The result was a presentation that revises assumptions about chinoiserie with the aid of key works by contemporary Asian and Asian American women artists that interrogate the immutable past. LA artist Patty Chang created a newly commissioned work that recalls the unseen labor revealed by the Atlanta spa shootings: a full-size massage table made of raw, unglazed porcelain punctured by holes.
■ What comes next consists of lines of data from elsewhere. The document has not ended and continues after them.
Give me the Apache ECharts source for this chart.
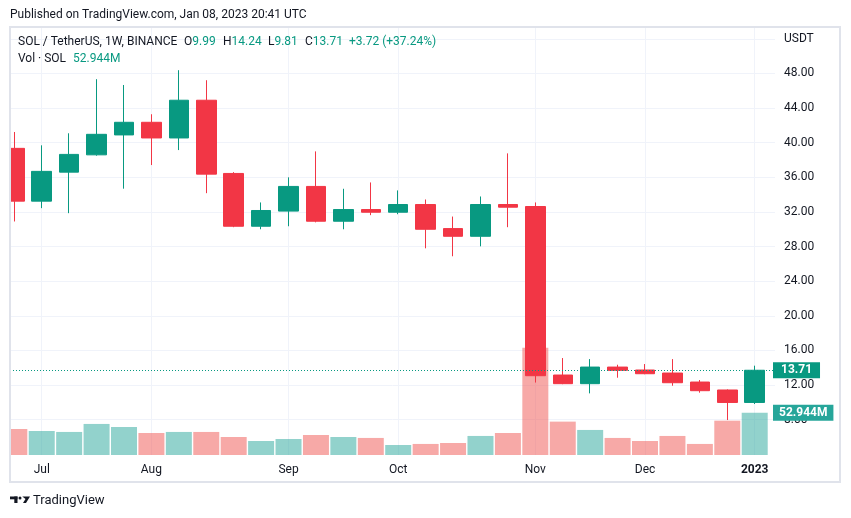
<!DOCTYPE html>
<html><head><meta charset="utf-8">
<script src="https://cdn.jsdelivr.net/npm/echarts@6/dist/echarts.min.js"></script>
<style>html,body{margin:0;padding:0;background:#fff}#c{width:851px;height:518px}</style>
</head><body><div id="c"></div>
<script>
// ---- data (weekly SOL/USDT, Binance) ----
const weeks = ['2022-06-27','2022-07-04','2022-07-11','2022-07-18','2022-07-25','2022-08-01','2022-08-08','2022-08-15','2022-08-22','2022-08-29','2022-09-05','2022-09-12','2022-09-19','2022-09-26','2022-10-03','2022-10-10','2022-10-17','2022-10-24','2022-10-31','2022-11-07','2022-11-14','2022-11-21','2022-11-28','2022-12-05','2022-12-12','2022-12-19','2022-12-26','2023-01-02'];
const opens  = [39.35,33.25,36.60,38.60,40.90,42.36,40.55,44.91,36.45,30.35,32.10,34.95,30.93,32.28,31.97,32.86,30.08,29.19,32.86,32.63,13.16,12.16,14.08,13.74,13.39,12.35,11.43,9.99];
const highs  = [41.24,39.70,41.09,47.34,46.67,43.29,48.38,47.22,36.60,33.10,36.00,39.00,34.68,35.41,34.49,33.44,31.47,33.79,38.77,33.10,15.12,15.00,14.35,14.43,15.00,12.58,11.50,14.24];
const lows   = [30.90,32.44,31.86,38.50,34.69,37.42,39.15,34.17,30.24,30.00,30.35,30.80,30.00,31.63,31.74,27.80,26.88,28.03,30.24,12.29,12.10,11.04,12.85,13.25,11.92,11.12,7.96,9.81];
const closes = [33.25,36.69,38.65,40.97,42.36,40.55,44.91,36.37,30.35,32.17,34.95,30.93,32.28,31.97,32.86,30.00,29.19,32.86,32.55,13.08,12.16,14.08,13.70,13.31,12.27,11.35,9.99,13.71];
const volumes = [32.5,30.0,28.8,38.8,35.0,27.5,28.8,28.8,22.5,17.5,20.0,25.0,22.5,21.3,12.5,13.8,15.0,23.8,27.5,133.9,41.7,31.3,21.3,17.5,23.8,13.8,42.9,52.944]; // millions
const monthIdx = [1,5,10,14,19,23,27];
const monthLabels = ['Jul','Aug','Sep','Oct','Nov','Dec','2023'];
const priceMin = 4, priceMax = 52, priceStep = 4;

// ---- build ----
const FONT = 'Roboto, "Noto Sans", sans-serif';
const TXT = '#131722', UP = '#089981', DOWN = '#f23645', GRID = '#f0f3fa';
const n = weeks.length, last = n - 1;
const candleData = weeks.map((w, i) => [i, opens[i], closes[i], lows[i], highs[i]]);
const volData = weeks.map((w, i) => ({
  value: [i, volumes[i]],
  itemStyle: { color: closes[i] >= opens[i] ? 'rgba(38,166,154,0.5)' : 'rgba(239,83,80,0.5)' }
}));
const chg = closes[last] - closes[last - 1];
const pct = chg / closes[last - 1] * 100;
const nLines = (priceMax - priceMin) / priceStep + 1;
const splitColors = [];
for (let k = 0; k < nLines; k++) splitColors.push(k === 0 ? 'rgba(0,0,0,0)' : GRID);
const F12 = '12px ' + FONT;
function kv(k, v) {
  return { text: '{k|' + k + '}{v|' + v + '}', rich: { k: { fill: TXT, font: F12 }, v: { fill: UP, font: F12 } }, textVerticalAlign: 'middle' };
}

const chart = echarts.init(document.getElementById('c'), null, { renderer: 'canvas' });
const option = {
  animation: false,
  backgroundColor: '#ffffff',
  textStyle: { fontFamily: FONT },
  grid: [
    { left: 10, right: 76, top: 27, bottom: 63 },
    { left: 10, right: 76, top: 38.88, bottom: 63.7 }
  ],
  xAxis: [
    {
      type: 'value', gridIndex: 0, min: -0.157, max: 27.74,
      axisLine: { show: false },
      axisTick: { show: false, customValues: monthIdx },
      splitLine: { show: true, lineStyle: { color: GRID, width: 1 } },
      axisLabel: {
        customValues: monthIdx, color: TXT, fontSize: 12, margin: 9, fontFamily: FONT,
        formatter: v => {
          const k = monthIdx.indexOf(Math.round(v));
          if (k < 0) return '';
          return k === monthIdx.length - 1 ? '{b|' + monthLabels[k] + '}' : monthLabels[k];
        },
        rich: { b: { fontWeight: 'bold', fontSize: 12, color: TXT, fontFamily: FONT } }
      }
    },
    { type: 'value', gridIndex: 1, min: 0, max: 1, show: false }
  ],
  yAxis: [
    { type: 'value', gridIndex: 0, min: 3.92, max: 53.37, show: false },
    { type: 'value', gridIndex: 0, min: 0, max: 534.8, show: false },
    {
      type: 'value', gridIndex: 1, position: 'right', min: priceMin, max: priceMax, interval: priceStep,
      axisLine: { show: false }, axisTick: { show: false },
      splitLine: { show: true, lineStyle: { color: splitColors, width: 1 } },
      axisLabel: {
        color: TXT, fontSize: 12, margin: 9, align: 'left', fontFamily: FONT,
        formatter: v => v === priceMax ? 'USDT' : (v === priceMin ? '' : v.toFixed(2))
      }
    }
  ],
  series: [
    {
      type: 'bar', name: 'Vol', xAxisIndex: 0, yAxisIndex: 1, data: volData,
      barWidth: 26, clip: true, silent: true,
      markLine: {
        silent: true, symbol: ['none', 'none'],
        lineStyle: { color: 'rgba(0,0,0,0)', width: 0 },
        label: {
          show: true, position: 'end', distance: -2,
          formatter: volumes[last].toFixed(3) + 'M',
          backgroundColor: '#26a69a', color: '#ffffff', fontSize: 12, fontWeight: 'bold',
          padding: [2, 6, 2, 6], fontFamily: FONT
        },
        data: [{ yAxis: volumes[last] }]
      }
    },
    {
      type: 'candlestick', name: 'SOL', xAxisIndex: 0, yAxisIndex: 0, data: candleData,
      encode: { x: 0, y: [1, 2, 3, 4] },
      barWidth: 20, clip: true, silent: true,
      itemStyle: { color: UP, color0: DOWN, borderColor: UP, borderColor0: DOWN, borderWidth: 1 },
      markLine: {
        silent: true, symbol: ['none', 'none'],
        lineStyle: { color: UP, width: 1, type: [1, 2] },
        label: {
          show: true, position: 'end', distance: -2,
          formatter: closes[last].toFixed(2),
          backgroundColor: UP, color: '#ffffff', fontSize: 12, fontWeight: 'bold',
          padding: [2, 8, 2, 8], fontFamily: FONT
        },
        data: [{ yAxis: closes[last] }]
      }
    }
  ],
  graphic: [
    { type: 'rect', z: 90, shape: { x: 0, y: 26, width: 9, height: 458 }, style: { fill: '#ffffff' } },
    { type: 'rect', z: 100, shape: { x: 10, y: 27, width: 830, height: 455 }, style: { fill: 'none', stroke: '#e0e3eb', lineWidth: 2 } },
    { type: 'text', z: 100, x: 10, y: 15, style: { text: 'Published on TradingView.com, Jan 08, 2023 20:41 UTC', fill: TXT, font: F12, textVerticalAlign: 'middle' } },
    { type: 'text', z: 100, x: 18, y: 42, style: { text: 'SOL / TetherUS, 1W, BINANCE', fill: TXT, font: F12, textVerticalAlign: 'middle' } },
    { type: 'text', z: 100, x: 184, y: 42, style: kv('O', opens[last].toFixed(2)) },
    { type: 'text', z: 100, x: 223, y: 42, style: kv('H', highs[last].toFixed(2)) },
    { type: 'text', z: 100, x: 268, y: 42, style: kv('L', lows[last].toFixed(2)) },
    { type: 'text', z: 100, x: 305, y: 42, style: kv('C', closes[last].toFixed(2)) },
    { type: 'text', z: 100, x: 349, y: 42, style: { text: '+' + chg.toFixed(2) + ' (+' + pct.toFixed(2) + '%)', fill: UP, font: F12, textVerticalAlign: 'middle' } },
    { type: 'text', z: 100, x: 18, y: 59, style: { text: 'Vol · SOL', fill: TXT, font: F12, textVerticalAlign: 'middle' } },
    { type: 'text', z: 100, x: 73, y: 59, style: { text: volumes[last].toFixed(3) + 'M', fill: UP, font: F12, textVerticalAlign: 'middle' } },
    // TradingView logo
    { type: 'rect', z: 100, shape: { x: 10, y: 496.5, width: 7.5, height: 2.8 }, style: { fill: TXT } },
    { type: 'rect', z: 100, shape: { x: 14.3, y: 496.5, width: 3.2, height: 6.5 }, style: { fill: TXT } },
    { type: 'circle', z: 100, shape: { cx: 20, cy: 498, r: 1.5 }, style: { fill: TXT } },
    { type: 'polygon', z: 100, shape: { points: [[22.3, 496.5], [30, 496.5], [26, 503], [23, 503], [25.5, 499]] }, style: { fill: TXT } },
    { type: 'text', z: 100, x: 33, y: 500.5, style: { text: 'TradingView', fill: TXT, font: '13px ' + FONT, textVerticalAlign: 'middle' } }
  ]
};
chart.setOption(option);
</script>
</body></html>
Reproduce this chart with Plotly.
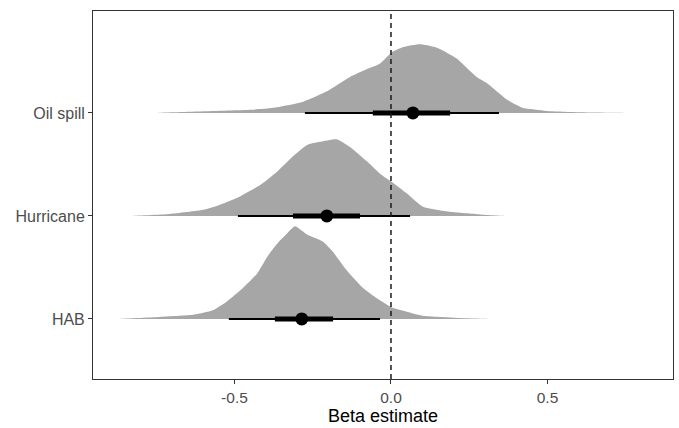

After the exhibition closes, it will be sunk in the Pacific Ocean as a deposit for growing coral, part of Chang’s ongoing work with oceans and the environment.

Chang says she was compelled to participate after seeing one of the most fascinating objects in the show: a flower pyramid from around 1695 owned by the porcelain-mad Queen Mary II. On each of the nine levels that ascend to a bust of presumably the queen, a small head sits on every corner with a mouth agape for the insertion of a single flower. “My question was: When you’re the queen and putting a flower into the mouth of this head, are they looking at you?” She regards the piece, which stands nearly as tall as the artist, as “perverse and cruel.”

Beholding her own towering Translated Vase works in the center atrium, Seoul-based artist Yeesookyung—who has made odd, magical objects throughout her three-decade career—felt a different connection to the historical pieces. She admitted that this was her first encounter with many of the European ceramics on view but nevertheless felt a deep kinship between them and her work that she compared to reincarnation. “It’s like finding a missing mother,” she says, “like it’s in my blood.”

The contemporary works bring to the surface overlooked parts of porcelain’s history. The term monstrous from the show’s title, for example, was applied by 18th-century critics who derided chinoiserie as unnatural. It finds resonance with Lee Bul’s Monster: Black from 2011, a tentacled sequin sculpture that commands one of the show’s five galleries. When it emerged from its crate, Moon says, she screamed. “The energy coming off of it was unbelievable,” the curator recalls. “By bringing Lee Bul’s monster piece into dialogue with these 18th-century works, you suddenly realize that language was already living in those historical pieces. We just chose not to see it.”